The coastguard’s involvement in the region has included transferring a decommissioned coastguard cutter, the former USCGC Morgenthau, as well as aluminium shark boats to the Vietnamese coastguard.

The vessels will assist Vietnam in stopping smuggling, piracy and illegal fishing, according to a statement released by the US Embassy in Hanoi.

The US handed over another decommissioned coastguard cutter, the former USCGC Sherman, to the Sri Lankan navy last year.

The coastguard is in the process of adding fast-response cutters – manned by a crew of 24 people – in the Pacific. Three will be based in Hawaii and three in Guam. One already has sailed west from Honolulu to Kwajalein Atoll, part of the Marshall Islands.

The deployments of the national security cutters come as the coastguard wrestles with interdicting about 180,000kg (400,000 pounds) of cocaine per year closer to home, mostly off the coast of Colombia. Fagan acknowledged that cutters in the Asia-Pacific region might otherwise be deployed there, where the service has sought to put more vessels.

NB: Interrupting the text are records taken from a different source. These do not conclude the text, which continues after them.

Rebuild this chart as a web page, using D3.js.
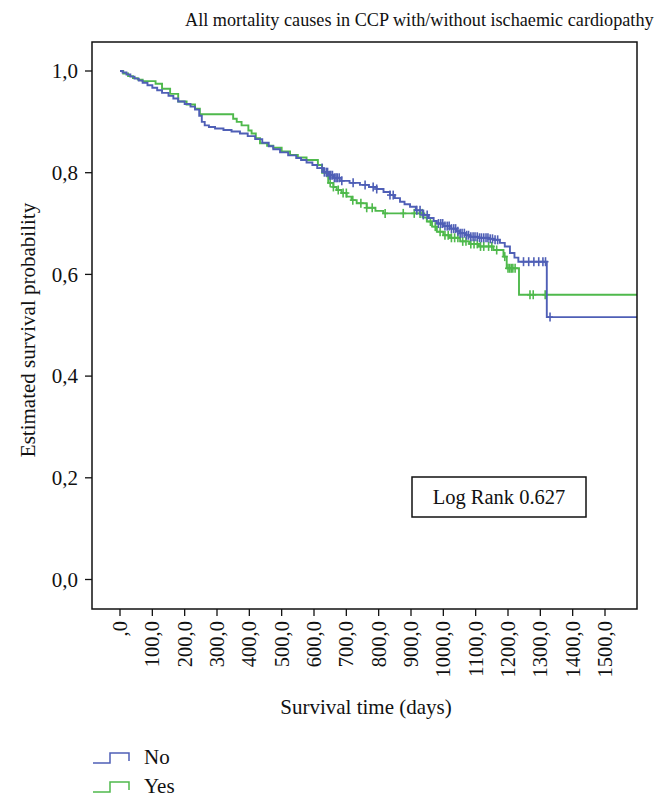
<!DOCTYPE html>
<html><head><meta charset="utf-8">
<script src="https://cdn.jsdelivr.net/npm/d3@7"></script>
<style>body{margin:0;background:#fff}svg{display:block}text{font-family:"Liberation Serif","DejaVu Serif",serif;fill:#111}</style>
</head><body><svg id="c" width="665" height="806"></svg>
<script>
const title = "All mortality causes in CCP with/without ischaemic cardiopathy";
const yTicks = [0, 0.2, 0.4, 0.6, 0.8, 1.0];
const yTickLabels = ["0,0", "0,2", "0,4", "0,6", "0,8", "1,0"];
const xTicks = [0,100,200,300,400,500,600,700,800,900,1000,1100,1200,1300,1400,1500];
const xTickLabels = [",0","100,0","200,0","300,0","400,0","500,0","600,0","700,0","800,0","900,0","1000,0","1100,0","1200,0","1300,0","1400,0","1500,0"];
const groups = ["No", "Yes"];
const colors = ["#4f5fb6", "#4fb94c"];
// step times (days) and survival after each step
const noTimes = [8,20,32,45,58,70,85,100,115,130,150,165,180,200,218,232,245,253,262,275,294,320,345,371,395,418,440,460,474,495,520,545,560,577,595,610,629,645,660,680,710,742,770,794,815,835,850,866,880,897,915,938,955,970,980,1000,1020,1040,1052,1070,1083,1110,1140,1155,1175,1190,1206,1220,1232,1320];
const noSurv = [0.997,0.993,0.989,0.985,0.981,0.977,0.972,0.967,0.962,0.957,0.951,0.946,0.940,0.935,0.930,0.924,0.912,0.900,0.893,0.890,0.887,0.884,0.881,0.877,0.872,0.866,0.859,0.852,0.846,0.840,0.834,0.829,0.825,0.820,0.815,0.809,0.801,0.795,0.790,0.784,0.780,0.776,0.772,0.768,0.762,0.756,0.750,0.743,0.738,0.733,0.726,0.717,0.711,0.705,0.700,0.695,0.690,0.685,0.681,0.677,0.674,0.672,0.670,0.668,0.662,0.655,0.642,0.633,0.625,0.516];
const noCensor = [625,632,638,642,648,652,657,663,668,672,678,686,721,758,783,794,835,845,918,928,938,950,985,992,998,1005,1012,1018,1025,1032,1038,1045,1052,1058,1065,1072,1078,1085,1092,1098,1105,1112,1118,1125,1132,1138,1145,1152,1160,1168,1248,1264,1280,1295,1308,1316,1330];
const yesTimes = [10,25,40,55,70,110,130,155,180,206,232,247,350,361,376,397,407,420,433,455,474,500,526,550,577,612,625,644,660,670,685,701,716,732,763,790,814,938,949,965,980,1000,1020,1052,1080,1110,1155,1186,1196,1234];
const yesSurv = [0.995,0.990,0.986,0.983,0.980,0.975,0.965,0.955,0.940,0.934,0.926,0.915,0.906,0.900,0.893,0.883,0.877,0.868,0.858,0.853,0.849,0.842,0.835,0.830,0.825,0.815,0.800,0.780,0.772,0.766,0.760,0.753,0.746,0.740,0.731,0.725,0.720,0.712,0.704,0.694,0.684,0.677,0.672,0.665,0.660,0.655,0.648,0.635,0.612,0.560];
const yesCensor = [640,650,660,675,690,700,720,745,763,780,820,876,910,928,935,960,975,990,1005,1015,1025,1035,1045,1060,1070,1085,1095,1105,1115,1125,1140,1150,1165,1190,1200,1205,1210,1215,1222,1268,1278,1315];
const logRank = "Log Rank 0.627";
const xTitle = "Survival time (days)";
const yTitle = "Estimated survival probability";

const svg = d3.select("#c");
const frame = {l:92, t:42, r:637, b:609};
const x = d3.scaleLinear().domain([0,1500]).range([120,605]);
const y = d3.scaleLinear().domain([0,1]).range([579.5,71]);

svg.append("text").attr("x",185).attr("y",26).attr("font-size","18.2px").text(title);

function survAt(times, surv, t){ let s=1; for(let i=0;i<times.length;i++){ if(times[i]<=t) s=surv[i]; } return s; }
const tEnd = x.invert(frame.r);
const series = [[noTimes,noSurv,noCensor],[yesTimes,yesSurv,yesCensor]];
const stepLine = d3.line().x(d=>x(d[0])).y(d=>y(d[1])).curve(d3.curveStepAfter);
[1,0].forEach(gi=>{
  const [ts,ss,cs] = series[gi];
  const pts = [[0,1]].concat(ts.map((t,i)=>[t,ss[i]])).concat([[tEnd, ss[ss.length-1]]]);
  svg.append("path").attr("d",stepLine(pts)).attr("fill","none").attr("stroke",colors[gi]).attr("stroke-width",1.9);
  const g = svg.append("g").attr("stroke",colors[gi]).attr("stroke-width",1.6);
  cs.forEach(c=>{
    const cx = x(c), cy = y(survAt(ts,ss,c));
    g.append("line").attr("x1",cx).attr("x2",cx).attr("y1",cy-4.5).attr("y2",cy+4.5);
    g.append("line").attr("x1",cx-3).attr("x2",cx+3).attr("y1",cy).attr("y2",cy);
  });
});

svg.append("rect").attr("x",frame.l).attr("y",frame.t).attr("width",frame.r-frame.l).attr("height",frame.b-frame.t)
  .attr("fill","none").attr("stroke","#111").attr("stroke-width",1.5);

const ya = svg.append("g");
yTicks.forEach((v,i)=>{
  ya.append("line").attr("x1",frame.l-7).attr("x2",frame.l).attr("y1",y(v)).attr("y2",y(v)).attr("stroke","#111").attr("stroke-width",1.3);
  ya.append("text").attr("x",78).attr("y",y(v)).attr("dy","0.35em").attr("text-anchor","end").attr("font-size","21px").text(yTickLabels[i]);
});
svg.append("text").attr("transform","translate(35,330) rotate(-90)").attr("text-anchor","middle").attr("font-size","21px").text(yTitle);

const xa = svg.append("g");
xTicks.forEach((v,i)=>{
  xa.append("line").attr("x1",x(v)).attr("x2",x(v)).attr("y1",frame.b).attr("y2",frame.b+7).attr("stroke","#111").attr("stroke-width",1.3);
  xa.append("text").attr("transform",`translate(${x(v)+7},621) rotate(-90)`).attr("text-anchor","end").attr("font-size","20.5px").text(xTickLabels[i]);
});
svg.append("text").attr("x",366).attr("y",714).attr("text-anchor","middle").attr("font-size","21px").text(xTitle);

svg.append("rect").attr("x",412).attr("y",477).attr("width",174).attr("height",40).attr("fill","#fff").attr("stroke","#111").attr("stroke-width",1.5);
svg.append("text").attr("x",499).attr("y",504).attr("text-anchor","middle").attr("font-size","20.5px").text(logRank);

groups.forEach((g,i)=>{
  const yb = 763 + i*29;
  svg.append("path").attr("d",`M93,${yb} H110 V${yb-10} H129 V${yb-2}`).attr("fill","none").attr("stroke",colors[i]).attr("stroke-width",1.5);
  svg.append("text").attr("x",144).attr("y",yb+1).attr("font-size","21px").text(g);
});
</script></body></html>
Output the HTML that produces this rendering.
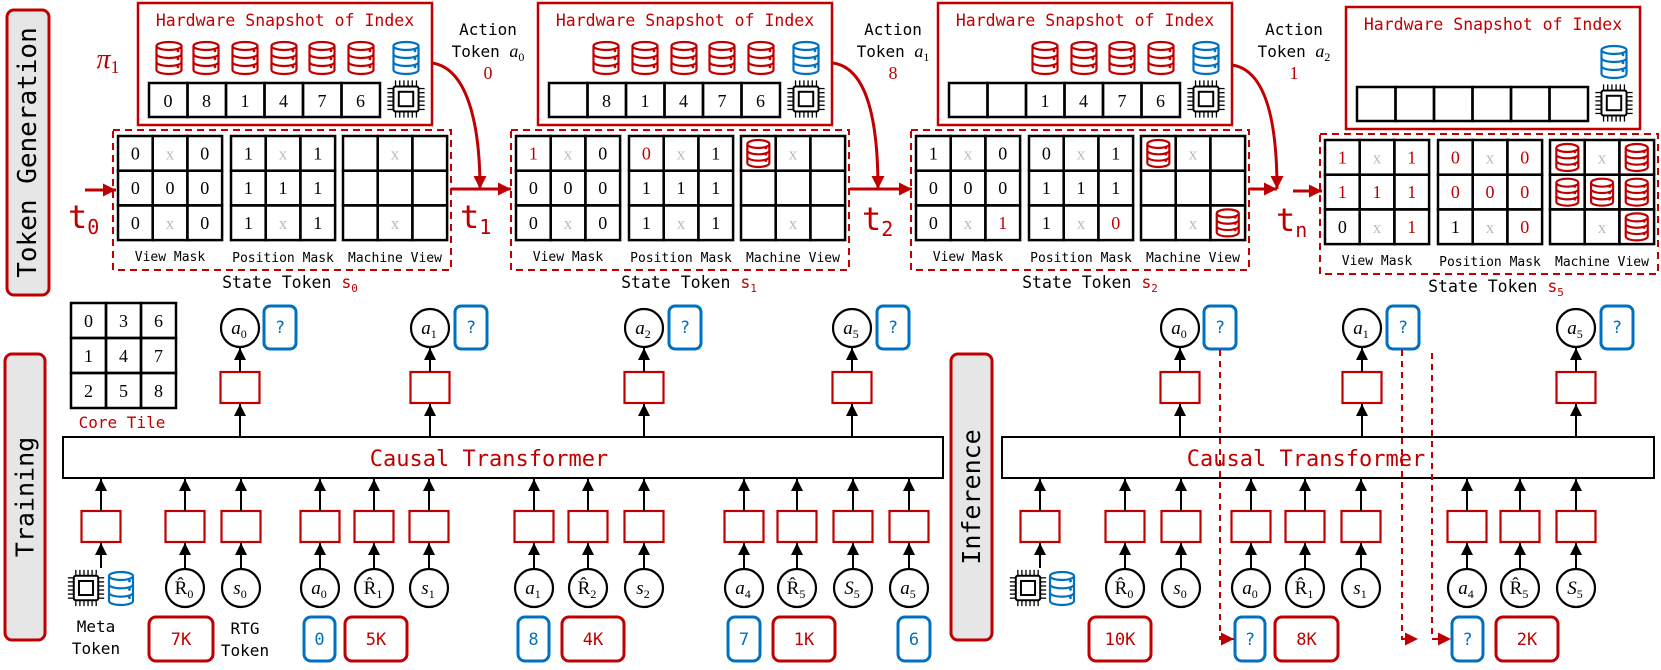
<!DOCTYPE html>
<html><head><meta charset="utf-8"><style>html,body{margin:0;padding:0;background:#fff}svg{display:block}</style></head>
<body>
<svg id="s" xmlns="http://www.w3.org/2000/svg" width="1661" height="670" viewBox="0 0 1661 670"></svg>
<script>
const R='#c00000',B='#0070c0',K='#000';
const MONO='DejaVu Sans Mono, Liberation Mono, monospace';
const SERIF='Liberation Serif, serif';
let s=`<defs>
<marker id="ak" markerUnits="userSpaceOnUse" markerWidth="12" markerHeight="12" viewBox="0 0 10 10" refX="10" refY="5" orient="auto"><path d="M0,0 L10,5 L0,10 z" fill="#000"/></marker>
<marker id="ar" markerUnits="userSpaceOnUse" markerWidth="13" markerHeight="13" viewBox="0 0 10 10" refX="10" refY="5" orient="auto"><path d="M0,0 L10,5 L0,10 z" fill="${R}"/></marker>
</defs>`;
function rect(x,y,w,h,st,sw,o={}){s+=`<rect x="${x}" y="${y}" width="${w}" height="${h}" fill="${o.fill||'none'}" stroke="${st}" stroke-width="${sw}" rx="${o.rx||0}" ${o.dash?`stroke-dasharray="${o.dash}"`:''}/>`;}
function T(x,y,t,o={}){s+=`<text x="${x}" y="${y}" font-family="${o.ff||MONO}" font-size="${o.fs||16}" fill="${o.c||K}" text-anchor="${o.a||'middle'}" ${o.extra||''}>${t}</text>`;}
function L(x1,y1,x2,y2,c,sw,m,dash){s+=`<line x1="${x1}" y1="${y1}" x2="${x2}" y2="${y2}" stroke="${c}" stroke-width="${sw}" ${m?`marker-end="url(#${m})"`:''} ${dash?`stroke-dasharray="${dash}"`:''}/>`;}
function db(cx,y,w,h,c){
  const rx=w/2,ry=4,x0=cx-rx,x1=cx+rx,b=y+h-ry;
  let p=`M${x0},${y+ry} A${rx},${ry} 0 0 1 ${x1},${y+ry} A${rx},${ry} 0 0 1 ${x0},${y+ry} L${x0},${b} A${rx},${ry} 0 0 0 ${x1},${b} L${x1},${y+ry}`;
  const st=(h-2*ry)/3;
  for(let i=1;i<=2;i++){const yy=y+ry+st*i;p+=` M${x0},${yy} A${rx},${ry} 0 0 0 ${x1},${yy}`;}
  s+=`<path d="${p}" fill="#fff" stroke="${c}" stroke-width="2.2"/>`;
  for(let i=0;i<3;i++){const yy=y+ry+st*i+st*0.6;s+=`<circle cx="${x1-3.5}" cy="${yy}" r="1.4" fill="${c}"/>`;}
}
function chip(cx,cy,S){
  const o=S*0.66,i=S*0.38,pl=S*0.16;
  rect(cx-o/2,cy-o/2,o,o,K,2,{fill:'#fff',rx:2});
  rect(cx-i/2,cy-i/2,i,i,K,2);
  for(let k=0;k<6;k++){const d=-o/2+o*(k+0.5)/6;
    L(cx+d,cy-o/2,cx+d,cy-o/2-pl,K,1.3);L(cx+d,cy+o/2,cx+d,cy+o/2+pl,K,1.3);
    L(cx-o/2,cy+d,cx-o/2-pl,cy+d,K,1.3);L(cx+o/2,cy+d,cx+o/2+pl,cy+d,K,1.3);}
}
// sidebars
function side(x,y,w,h,t,fs){rect(x,y,w,h,R,3,{fill:'#e6e6e6',rx:7});
  const cx=x+w/2,cy=y+h/2;T(cx,cy,t,{fs:fs,extra:`transform="rotate(-90 ${cx} ${cy})" dominant-baseline="central"`});}
side(7,10,42,285,'Token Generation',26);
side(5,354,40,286,'Training',25);
side(951,354,41,286,'Inference',25);

// top snapshots
const vals=[['0','8','1','4','7','6'],['','8','1','4','7','6'],['','','1','4','7','6'],['','','','','','']];
const dbs=[[0,1,2,3,4,5],[1,2,3,4,5],[2,3,4,5],[]];
const dbx=[169,206,245,284,322,361];
const offs=[0,400,800,1208];
for(let b=0;b<4;b++){
  const o=offs[b],dy=b==3?4:0;
  rect(138+o,3+dy,294,122,R,2.5);
  T(285+o,26+dy,'Hardware Snapshot of Index',{fs:16.5,c:R});
  for(const k of dbs[b]) db(dbx[k]+o,42+dy,25,32,R);
  db(406+o,42+dy,25,32,B);
  for(let k=0;k<6;k++){rect(149+o+k*38.5,83+dy,38.5,34,K,2.5);T(149+o+k*38.5+19,107+dy,vals[b][k],{ff:SERIF,fs:18});}
  chip(406+o,99+dy,38);
}
T(108,68,'<tspan font-style="italic">π</tspan><tspan font-size="18" dy="5">1</tspan>',{ff:SERIF,fs:28,c:R});

// state tokens
const g=[
 {vm:[['0','x','0'],['0','0','0'],['0','x','0']],pm:[['1','x','1'],['1','1','1'],['1','x','1']],mv:[['','x',''],['','',''],['','x','']]},
 {vm:[['1r','x','0'],['0','0','0'],['0','x','0']],pm:[['0r','x','1'],['1','1','1'],['1','x','1']],mv:[['d','x',''],['','',''],['','x','']]},
 {vm:[['1','x','0'],['0','0','0'],['0','x','1r']],pm:[['0','x','1'],['1','1','1'],['1','x','0r']],mv:[['d','x',''],['','',''],['','x','d']]},
 {vm:[['1r','x','1r'],['1r','1r','1r'],['0','x','1r']],pm:[['0r','x','0r'],['0r','0r','0r'],['1','x','0r']],mv:[['d','x','d'],['d','d','d'],['','x','d']]}
];
const so=[0,398,798,1207],subs=['0','1','2','5'],sc=[290,689,1090,1496];
function grid(x,y,data){const c=34.7;
  for(let r=0;r<3;r++)for(let q=0;q<3;q++){const cx=x+q*c,cy=y+r*c;rect(cx,cy,c,c,K,2.5);
    const v=data[r][q];
    if(v=='x')T(cx+c/2,cy+c/2+6,'x',{ff:SERIF,fs:17,c:'#bbb'});
    else if(v=='d')db(cx+c/2,cy+4,22,27,R);
    else if(v)T(cx+c/2,cy+c/2+6,v[0],{ff:SERIF,fs:18,c:v.length>1?R:K});}
}
for(let b=0;b<4;b++){
  const o=so[b],dy=b==3?4:0;
  rect(113+o,130+dy,338,140,R,2,{dash:'7,5'});
  grid(118+o,136+dy,g[b].vm);grid(231+o,136+dy,g[b].pm);grid(343+o,136+dy,g[b].mv);
  T(170+o,261+dy,'View Mask',{fs:13});T(283+o,262+dy,'Position Mask',{fs:13});T(395+o,262+dy,'Machine View',{fs:13});
  T(sc[b],288+dy,`State Token <tspan fill="${R}">s<tspan font-size="11" dy="4">${subs[b]}</tspan></tspan>`,{fs:16.5});
}
// t labels
function tl(x,y,sub){T(x,y,`t<tspan font-size="20" dy="6">${sub}</tspan>`,{fs:32,c:R,a:'start'});}
tl(68,228,'0');tl(460,228,'1');tl(862,230,'2');tl(1276,231,'n');
L(85,190,116,190,R,3,'ar');
L(451,189,511,189,R,3,'ar');
L(850,189,912,189,R,3,'ar');
L(1249,189,1277,189,R,3,'ar');
L(1293,191,1322,191,R,3,'ar');
// curves
function curve(x1,y1,x2,y2){s+=`<path d="M${x1},${y1} C${x1+35},${y1+5} ${x2},${y1+60} ${x2},${y2}" fill="none" stroke="${R}" stroke-width="3" marker-end="url(#ar)"/>`;}
curve(432,63,480,189);curve(833,63,878,189);curve(1232,65,1277,189);
// action tokens
const at=[[488,'0','0'],[893,'1','8'],[1294,'2','1']];
for(const [x,sb,v] of at){T(x,35,'Action',{fs:16});
  T(x,57,`Token <tspan font-family="${SERIF}" font-style="italic" font-size="18">a</tspan><tspan font-family="${SERIF}" font-size="12" dy="4">${sb}</tspan>`,{fs:16});
  T(x,79,v,{ff:SERIF,fs:18,c:R});}

// core tile
const ct=[['0','3','6'],['1','4','7'],['2','5','8']];
for(let r=0;r<3;r++)for(let q=0;q<3;q++){rect(71+q*35,303+r*35,35,35,K,2.5);T(71+q*35+17.5,303+r*35+24,ct[r][q],{ff:SERIF,fs:18});}
T(122,428,'Core Tile',{fs:16,c:R});

// transformers
rect(63,437,880,41,K,2);T(489,466,'Causal Transformer',{fs:22,c:R});
rect(1002,437,652,41,K,2);T(1306,466,'Causal Transformer',{fs:22,c:R});

function lab(t,sub){
  if(t=='R')return `R̂<tspan font-size="12" dy="4">${sub}</tspan>`;
  return `<tspan font-style="italic">${t}</tspan><tspan font-size="12" dy="4">${sub}</tspan>`;
}
function incol(x,t,sub){
  s+=`<circle cx="${x}" cy="588" r="19" fill="#fff" stroke="${K}" stroke-width="2.2"/>`;
  T(x-1,594,lab(t,sub),{ff:SERIF,fs:19});
  L(x,569,x,543,K,2,'ak');
  rect(x-19.5,511,39,31,R,2.2);
  L(x,511,x,479,K,2,'ak');
}
function outcol(x,sub,qx){
  L(x,437,x,404,K,2,'ak');
  rect(x-19.5,372,39,31,R,2.2);
  L(x,372,x,348,K,2,'ak');
  s+=`<circle cx="${x}" cy="328" r="19" fill="#fff" stroke="${K}" stroke-width="2.2"/>`;
  T(x-1,334,lab('a',sub),{ff:SERIF,fs:19});
  rect(qx,306,32,43,B,3,{rx:6});T(qx+16,333,'?',{fs:17,c:B});
}
function meta(x,chx,dbx){
  chip(chx,588,37);db(dbx,572,24,33,B);
  L(x,568,x,543,K,2,'ak');rect(x-19.5,511,39,31,R,2.2);L(x,511,x,479,K,2,'ak');
}
function vbox(x1,x2,t,c){rect(x1,617,x2-x1,44,c,3,{rx:7});T((x1+x2)/2,645,t,{fs:17,c:c});}

// training
meta(101,86,121);
[[185,'R','0'],[241,'s','0'],[320,'a','0'],[374,'R','1'],[429,'s','1'],[534,'a','1'],[588,'R','2'],[644,'s','2'],[744,'a','4'],[797,'R','5'],[853,'S','5'],[909,'a','5']].forEach(c=>incol(...c));
[[240,'0',264],[430,'1',455],[644,'2',669],[852,'5',877]].forEach(c=>outcol(...c));
T(96,632,'Meta',{fs:16});T(96,654,'Token',{fs:16});
T(245,634,'RTG',{fs:16});T(245,656,'Token',{fs:16});
vbox(149,213,'7K',R);vbox(304,335,'0',B);vbox(345,407,'5K',R);vbox(518,549,'8',B);
vbox(562,624,'4K',R);vbox(728,760,'7',B);vbox(773,835,'1K',R);vbox(898,930,'6',B);

// inference
meta(1040,1028,1062);
[[1125,'R','0'],[1181,'s','0'],[1251,'a','0'],[1305,'R','1'],[1361,'s','1'],[1467,'a','4'],[1520,'R','5'],[1576,'S','5']].forEach(c=>incol(...c));
[[1180,'0',1204],[1362,'1',1387],[1576,'5',1601]].forEach(c=>outcol(...c));
vbox(1089,1151,'10K',R);vbox(1235,1265,'?',B);vbox(1275,1338,'8K',R);vbox(1452,1483,'?',B);vbox(1496,1558,'2K',R);
// dashed
function dl(x,y1,x2){s+=`<path d="M${x},${y1} L${x},639 L${x2},639" fill="none" stroke="${R}" stroke-width="2" stroke-dasharray="6,5" marker-end="url(#ar)"/>`;}
dl(1220,350,1234);dl(1402,350,1418);dl(1432,353,1451);

document.getElementById('s').innerHTML=s;
</script>
</body></html>
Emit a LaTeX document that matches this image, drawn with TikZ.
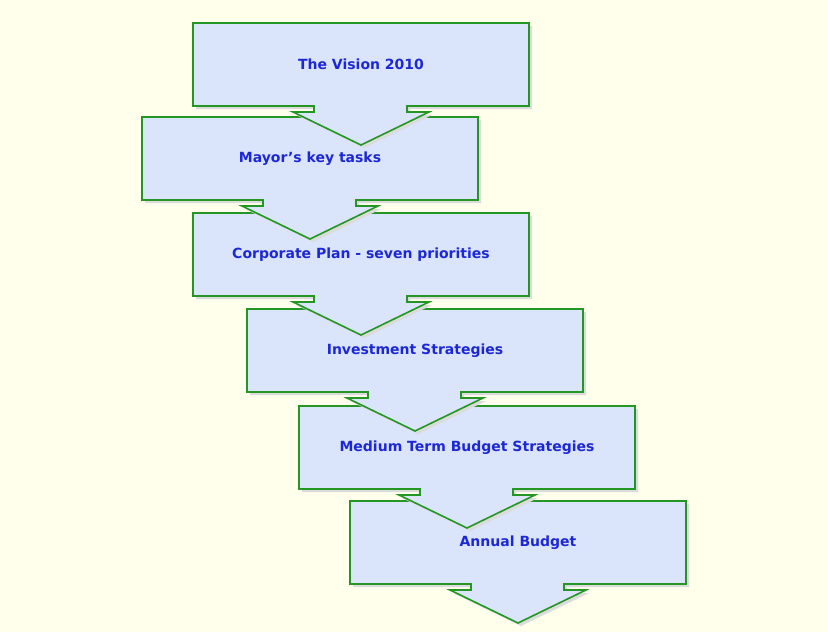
\documentclass[tikz,border=0pt]{standalone}
\usepackage{fontspec}
\setmainfont{DejaVu Sans}
\definecolor{paper}{RGB}{255,255,236}
\definecolor{stagefill}{RGB}{218,228,250}
\definecolor{stageline}{RGB}{36,150,36}
\definecolor{stageink}{RGB}{28,40,215}
% box with the arrow under it, in local pixel units
\newcommand{\stagepath}{(0,0) -- (336,0) -- (336,83) -- (214,83) -- (214,89) -- (236,89)
   -- (168,122) -- (100,89) -- (121,89) -- (121,83) -- (0,83) -- cycle}

\begin{document}
\begin{tikzpicture}[x=1pt,y=-1pt,
   stage/.style={fill=stagefill,draw=stageline,line width=1.6pt,line join=miter},
   shade/.style={fill=black!14},
   stagelbl/.style={text=stageink,inner sep=0pt,font=\fontsize{14}{16}\selectfont\bfseries}]
   \fill[paper] (0,0) rectangle (828,632);
   \useasboundingbox (0,0) rectangle (828,632);
   % drawn from the last stage up, so each arrow lies over the next box
   \foreach \l/\t/\n/\txt in {350/501/annual/Annual Budget,
                              299/406/medium/Medium Term Budget Strategies,
                              247/309/invest/Investment Strategies,
                              193/213/corporate/Corporate Plan - seven priorities,
                              142/117/mayor/Mayor's key tasks,
                              193/23/vision/The Vision 2010} {
    \begin{scope}[shift={(\l,\t)}]
     \fill[shade,shift={(3,3)}] \stagepath;
     \filldraw[stage] \stagepath;
     \node[stagelbl] (\n) at (168,41.5) {\txt};
    \end{scope}
   }
  \end{tikzpicture}
\end{document}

The Bertholf moored at Tsim Sha Tsui this month. Photo: SCMP / K. Y. Cheng
The Bertholf moored at Tsim Sha Tsui this month. Photo: SCMP / K. Y. Cheng

“That becomes a national-level, commandant-level conversation,” she said. “How do we not lose focus on the interdictions and the need to be present in the eastern Pacific, and the value of the national security cutters in that?”

Lyle Morris, an analyst with Rand Corp. who studies security issues in the region, said the coastguard has been involved in Asia “in a minor way” for decades but is now responding to requests from smaller nations in the region to control their own territorial waters.

“They see the role of law enforcement vessels and coastguards as relatively non-escalatory, or less escalatory, than a navy,” he said.

The need for the coastguard goes beyond countering China, he added.

“China is a factor, and an increasing factor, but I would say that it’s not the only factor,” he said. “The biggest constraint for these countries is the money. They just don’t have the money to buy a lot of new vessels.”